Webmasters, graphic artists and scientists looking to move large files over the Internet frequently have to choose between the complicated road or the indiscreet road.

Some choice.

UCSD-area computer experts say the easy and popular file transfer protocol, or FTP, could also tell eavesdroppers your user name and password , the very things needed to steal a person’s identity and create some havoc.

Now Gary Cohen and Brian Knight, two recent UCSD grads, say they have come up with an easy and discreet alternative.

Their product is Secure FTP. It’s a project they began while at UCSD, under the guidance of formerr San Diego Supercomputer Center Director Sid Karin, and the center’s manager of security technologies, Tom Perrine.

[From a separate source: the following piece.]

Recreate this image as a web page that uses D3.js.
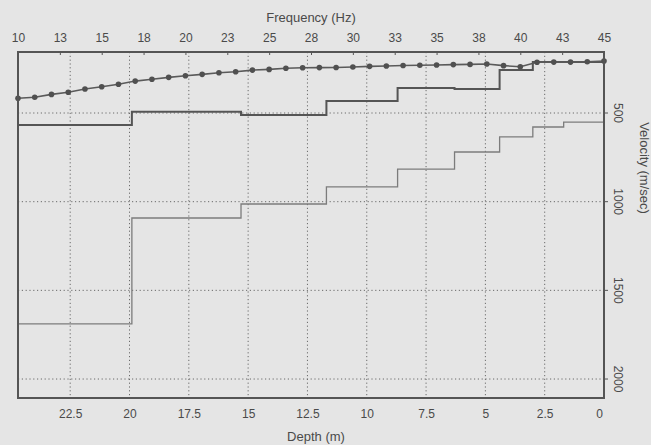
<!DOCTYPE html>
<html>
<head>
<meta charset="utf-8">
<script src="https://cdn.jsdelivr.net/npm/d3@7"></script>
<style>
    body { margin: 0; background: #e5e5e5; }
    svg { display: block; font-family: 'Liberation Sans', Arial, sans-serif; }
    .tick text { fill: #4a4a4a; font-size: 12px; }
    .grid line { stroke: #6a6a6a; stroke-dasharray: 1.2, 2.6; }
</style>
</head>
<body>
<div id="chart"></div>
<script>
// dispersion curve: phase velocity (m/sec) per frequency (Hz)
const freqs = d3.range(10, 46);
const phaseVel = [417, 411, 395, 383, 365, 352, 338, 320, 310, 299,
                  290, 282, 273, 267, 258, 254, 248, 245, 244, 243,
                  241, 237, 235, 232, 231, 229, 227, 226, 224, 233,
                  239, 214, 213, 213, 211, 207];

// layered model: layer boundaries (m) and velocities per layer
const layerDepths = [0, 1.7, 3.0, 4.4, 6.3, 8.7, 11.7, 15.3, 19.9, 24.7];
const vsLayers = [213, 213, 258, 365, 359, 432, 511, 493, 568];
const vpLayers = [551, 579, 635, 720, 816, 917, 1013, 1092, 1689];

const freqTicks = d3.range(10, 45.1, 2.5);
const depthTicks = d3.range(0, 22.6, 2.5);
const velTicks = [500, 1000, 1500, 2000];

const W = 651, H = 445;
const margin = { top: 52, right: 47, bottom: 47, left: 18 };
const width = W - margin.left - margin.right;
const height = H - margin.top - margin.bottom;

const svg = d3.select('#chart')
    .append('svg')
    .attr('width', W)
    .attr('height', H);

svg.append('rect')
    .attr('width', W)
    .attr('height', H)
    .attr('fill', '#e5e5e5');

const g = svg.append('g')
    .attr('transform', 'translate(' + margin.left + ',' + margin.top + ')');

const xf = d3.scaleLinear().domain([10, 45]).range([0, width]);
const xd = d3.scaleLinear().domain([24.7, 0]).range([0, width]);
const y = d3.scaleLinear().domain([156, 2107]).range([0, height]);

// grid
g.append('g')
    .attr('class', 'grid')
    .selectAll('line')
    .data(depthTicks.filter(function(d) { return d > 0; }))
    .enter()
    .append('line')
    .attr('x1', function(d) { return xd(d); })
    .attr('x2', function(d) { return xd(d); })
    .attr('y1', 0)
    .attr('y2', height);

g.append('g')
    .attr('class', 'grid')
    .selectAll('line')
    .data(velTicks)
    .enter()
    .append('line')
    .attr('x1', 0)
    .attr('x2', width)
    .attr('y1', function(d) { return y(d); })
    .attr('y2', function(d) { return y(d); });

// step profiles
function stepPoints(vals) {
    const pts = [];
    vals.forEach(function(v, i) {
        pts.push([layerDepths[i], v]);
        pts.push([layerDepths[i + 1], v]);
    });
    return pts;
}

const stepLine = d3.line()
    .x(function(d) { return xd(d[0]); })
    .y(function(d) { return y(d[1]); });

g.append('path')
    .datum(stepPoints(vpLayers))
    .attr('fill', 'none')
    .attr('stroke', '#7c7c7c')
    .attr('stroke-width', 1.3)
    .attr('d', stepLine);

g.append('path')
    .datum(stepPoints(vsLayers))
    .attr('fill', 'none')
    .attr('stroke', '#555')
    .attr('stroke-width', 2)
    .attr('d', stepLine);

// dispersion curve
const disp = freqs.map(function(f, i) { return { f: f, v: phaseVel[i] }; });

g.append('path')
    .datum(disp)
    .attr('fill', 'none')
    .attr('stroke', '#5a5a5a')
    .attr('stroke-width', 1.6)
    .attr('d', d3.line()
        .x(function(d) { return xf(d.f); })
        .y(function(d) { return y(d.v); }));

g.selectAll('.dot')
    .data(disp)
    .enter()
    .append('circle')
    .attr('class', 'dot')
    .attr('cx', function(d) { return xf(d.f); })
    .attr('cy', function(d) { return y(d.v); })
    .attr('r', 2.8)
    .attr('fill', '#505050');

// axes
const topAxis = g.append('g')
    .call(d3.axisTop(xf)
        .tickValues(freqTicks)
        .tickSize(-3)
        .tickPadding(10)
        .tickFormat(function(d) { return Math.round(d); }));
topAxis.select('.domain').remove();
topAxis.selectAll('.tick line').attr('stroke', '#555');

const bottomAxis = g.append('g')
    .attr('transform', 'translate(0,' + height + ')')
    .call(d3.axisBottom(xd)
        .tickValues(depthTicks)
        .tickSize(0)
        .tickPadding(11)
        .tickFormat(function(d) { return d; }));
bottomAxis.select('.domain').remove();
bottomAxis.selectAll('.tick')
    .filter(function(d) { return d === 0; })
    .select('text')
    .attr('dx', -5);

const rightAxis = g.append('g')
    .attr('transform', 'translate(' + width + ',0)');

rightAxis.selectAll('line')
    .data(velTicks)
    .enter()
    .append('line')
    .attr('x1', 0)
    .attr('x2', 4)
    .attr('y1', function(d) { return y(d); })
    .attr('y2', function(d) { return y(d); })
    .attr('stroke', '#555');

rightAxis.selectAll('text')
    .data(velTicks)
    .enter()
    .append('text')
    .attr('transform', function(d) { return 'translate(14,' + y(d) + ') rotate(90)'; })
    .attr('text-anchor', 'middle')
    .attr('dy', '0.35em')
    .attr('fill', '#4a4a4a')
    .style('font-size', '12px')
    .text(function(d) { return d; });

// frame
g.append('rect')
    .attr('width', width)
    .attr('height', height)
    .attr('fill', 'none')
    .attr('stroke', '#555')
    .attr('stroke-width', 2);

// titles
svg.append('text')
    .attr('x', 311)
    .attr('y', 22)
    .attr('text-anchor', 'middle')
    .attr('fill', '#4a4a4a')
    .style('font-size', '13px')
    .text('Frequency (Hz)');

svg.append('text')
    .attr('x', 316)
    .attr('y', 441)
    .attr('text-anchor', 'middle')
    .attr('fill', '#4a4a4a')
    .style('font-size', '13px')
    .text('Depth (m)');

svg.append('text')
    .attr('transform', 'translate(645,168) rotate(90)')
    .attr('text-anchor', 'middle')
    .attr('dy', '0.35em')
    .attr('fill', '#4a4a4a')
    .style('font-size', '13px')
    .text('Velocity (m/sec)');
</script>
</body>
</html>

Like many student projects, this one was far from finished by the end of classes. Cohen recalled Karin asking if they planned to finish up, or whether some other students could pick up where they left off.

Cohen and Knight kept at it, and a 10-week project was done in a year.

Part of their success derives from FTP’s structure, which Cohen describes as a two-lane highway. Secure FTP only encrypts FTP’s command channel, while not taking up time to encrypt the large file traveling over the separate data channel.

“We’ll be recommending Secure FTP as a new service to all our researchers and partners,” said the supercomputer center’s Perrine. “We’ve been trying for years to eliminate plain text passwords from our networks, and an especially useful feature of Secure FTP is that it doesn’t force bulk data encryption, which can greatly slow things down and isn’t important to most of our scientific users.”

The Secure FTP program may now be downloaded for free from the supercomputer center (http://secureftp.sdsc.edu). It’s also available for free on the Web site of Cohen’s UCSD-area company, Glub Tech Inc. (www.glub.com).

Glub Tech, incidentally, takes its name from Glubby, a fish character from a story Cohen wrote during his school days. Cohen’s L.A.-area schoolmates thought that would be a great thing to call Cohen, and the nickname stuck.

The supercomputer center estimates Secure FTP has been downloaded 8,500 times since its introduction in September. Glub Tech’s Web site says the count is pushing 10,000.

The program works for transfers over Windows or UNIX-based systems, and is available in English, Japanese and Italian. French and German versions are planned.

Cohen, who has a day job with Adobe Systems Inc., called Secure FTP “a glorified proof of concept” which will probably remain a free download.

He said he is hoping to make money on a second version of Secure FTP, and has plenty of improvements in mind , including a version for the Mac.